WHAT TO PRODUCE | Lines that include the word "this" are the ones to copy.

DATA SECTION |
□ □ □

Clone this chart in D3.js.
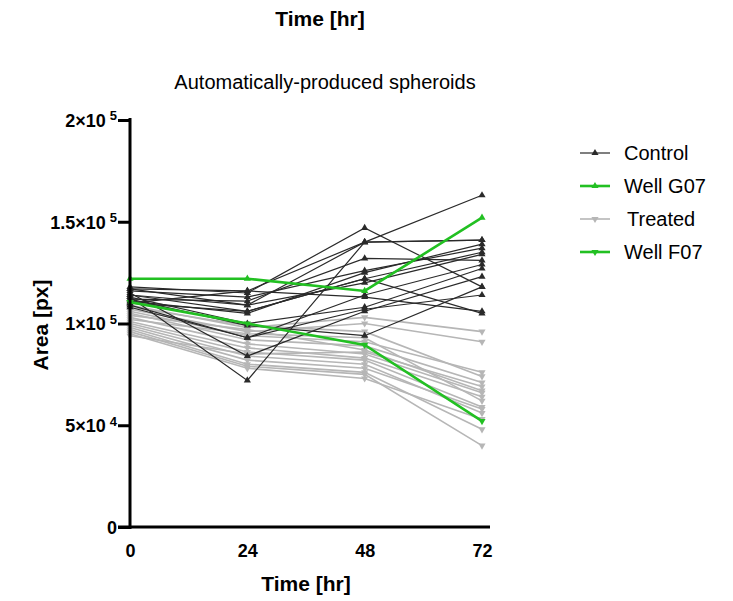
<!DOCTYPE html>
<html>
<head>
<meta charset="utf-8">
<script src="https://cdn.jsdelivr.net/npm/d3@7"></script>
<style>
  body { margin: 0; background: #fff; }
  text { font-family: "Liberation Sans", Arial, sans-serif; }
</style>
</head>
<body>
<div id="graph"></div>
<script>
// time points (hr) and tick labels
var times = [0, 24, 48, 72];
var yTicks = [0, 50000, 100000, 150000, 200000];
var yTickLabels = [['0', ''], ['5×10', '4'], ['1×10', '5'], ['1.5×10', '5'], ['2×10', '5']];

// area values in thousands of px, one row per well
var controlWells = [
  [113, 72, 140, 141],
  [118, 115, 147, 118],
  [110, 116, 140, 141],
  [117, 109, 140, 163],
  [112, 111, 132, 131],
  [116, 113, 126, 137],
  [111, 105, 125, 139],
  [114, 106, 122, 135],
  [108, 93, 114, 129],
  [117, 116, 113, 106],
  [110, 106, 122, 105],
  [113, 100, 108, 127],
  [115, 84, 106, 123],
  [112, 99, 94, 118],
  [109, 93, 107, 114],
  [114, 109, 120, 134]
];
var treatedWells = [
  [109, 98, 103, 96],
  [107, 96, 100, 91],
  [106, 94, 91, 76],
  [105, 92, 89, 71],
  [104, 97, 87, 67],
  [103, 90, 85, 66],
  [101, 88, 83, 64],
  [100, 86, 82, 59],
  [99, 84, 80, 56],
  [98, 82, 78, 58],
  [97, 80, 76, 48],
  [96, 79, 75, 40],
  [95, 78, 73, 53],
  [94, 85, 86, 69],
  [102, 95, 93, 62],
  [108, 99, 96, 74]
];
var wellG07 = [122, 122, 116, 152];
var wellF07 = [110.5, 100, 89.5, 52];

var legendNames = ['Control', 'Well G07', 'Treated', 'Well F07'];

var width = 733, height = 601;
var green = '#22c022';

var svg = d3.select('#graph').append('svg')
  .attr('width', width)
  .attr('height', height);

// scales
var x = d3.scaleLinear().domain([0, 72]).range([130, 482]);
var y = d3.scaleLinear().domain([0, 200000]).range([527, 120]);

var line = d3.line()
  .x(function(d, i) { return x(times[i]); })
  .y(function(d) { return y(d * 1000); });

var tri = d3.symbol().type(d3.symbolTriangle).size(22);

function drawGroup(rows, color, width, down, cls) {
  var g = svg.append('g').attr('class', cls);
  rows.forEach(function(row) {
    g.append('path')
      .datum(row)
      .attr('d', line)
      .attr('fill', 'none')
      .attr('stroke', color)
      .attr('stroke-width', width);
    g.selectAll(null)
      .data(row)
      .enter().append('path')
      .attr('d', tri)
      .attr('fill', color)
      .attr('transform', function(d, i) {
        return 'translate(' + x(times[i]) + ',' + y(d * 1000) + ')' + (down ? ' rotate(180)' : '');
      });
  });
}

drawGroup(treatedWells, '#b6b6b6', 1.6, true, 'treated');
drawGroup(controlWells, '#2a2a2a', 1.2, false, 'control');
drawGroup([wellF07], green, 2.6, true, 'f07');
drawGroup([wellG07], green, 2.6, false, 'g07');

// y axis
var yAxis = svg.append('g')
  .attr('transform', 'translate(130,0)')
  .call(d3.axisLeft(y).tickValues(yTicks).tickSize(12).tickFormat(''));
yAxis.select('.domain').attr('stroke', '#000').attr('stroke-width', 3)
  .attr('d', 'M0,118V529');
yAxis.selectAll('.tick line').attr('stroke', '#000').attr('stroke-width', 3);

yAxis.selectAll('.tick').append('text')
  .attr('x', -13)
  .attr('text-anchor', 'end')
  .attr('fill', '#000')
  .style('font-size', '18px')
  .style('font-weight', 'bold')
  .each(function(d, i) {
    var t = d3.select(this);
    var lab = yTickLabels[i];
    t.attr('dy', '0.36em');
    if (lab[1]) {
      t.append('tspan').text(lab[0]);
      t.append('tspan').attr('dx', 4).attr('dy', '-0.5em').style('font-size', '13px').text(lab[1]);
    } else {
      t.text(lab[0]);
    }
  });

// x axis
var xAxis = svg.append('g')
  .attr('transform', 'translate(0,527)')
  .call(d3.axisBottom(x).tickValues(times).tickSize(0).tickPadding(17));
xAxis.select('.domain').attr('stroke', '#000').attr('stroke-width', 3)
  .attr('d', 'M118,0H490');
xAxis.selectAll('.tick text')
  .attr('fill', '#000')
  .style('font-size', '18px')
  .style('font-weight', 'bold');

// axis titles
svg.append('text')
  .attr('x', 306).attr('y', 591)
  .attr('text-anchor', 'middle')
  .style('font-size', '21px').style('font-weight', 'bold')
  .text('Time [hr]');

svg.append('text')
  .attr('transform', 'translate(48,325) rotate(-90)')
  .attr('text-anchor', 'middle')
  .style('font-size', '21px').style('font-weight', 'bold')
  .text('Area [px]');

// titles on top
svg.append('text')
  .attr('x', 320).attr('y', 26)
  .attr('text-anchor', 'middle')
  .style('font-size', '21px').style('font-weight', 'bold')
  .text('Time [hr]');

svg.append('text')
  .attr('x', 325).attr('y', 89)
  .attr('text-anchor', 'middle')
  .style('font-size', '20px')
  .text('Automatically-produced spheroids');

// legend
var legendStyle = [
  { color: '#2a2a2a', w: 1.2, down: false },
  { color: green, w: 2.6, down: false },
  { color: '#b6b6b6', w: 1.6, down: true },
  { color: green, w: 2.6, down: true }
];
var legend = svg.append('g').attr('transform', 'translate(580,153)');
legendNames.forEach(function(name, i) {
  var s = legendStyle[i];
  var row = legend.append('g').attr('transform', 'translate(0,' + (i * 33) + ')');
  row.append('line')
    .attr('x1', 0).attr('x2', 30)
    .attr('stroke', s.color).attr('stroke-width', s.w);
  row.append('path')
    .attr('d', tri)
    .attr('fill', s.color)
    .attr('transform', 'translate(15,0)' + (s.down ? ' rotate(180)' : ''));
  row.append('text')
    .attr('x', i === 2 ? 47 : 44)
    .attr('dy', '0.36em')
    .style('font-size', '20px')
    .text(name);
});
</script>
</body>
</html>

□ □ □

SOLUTION TO THE EXERCISE |
Clone this chart in D3.js.
    var t = d3.select(this);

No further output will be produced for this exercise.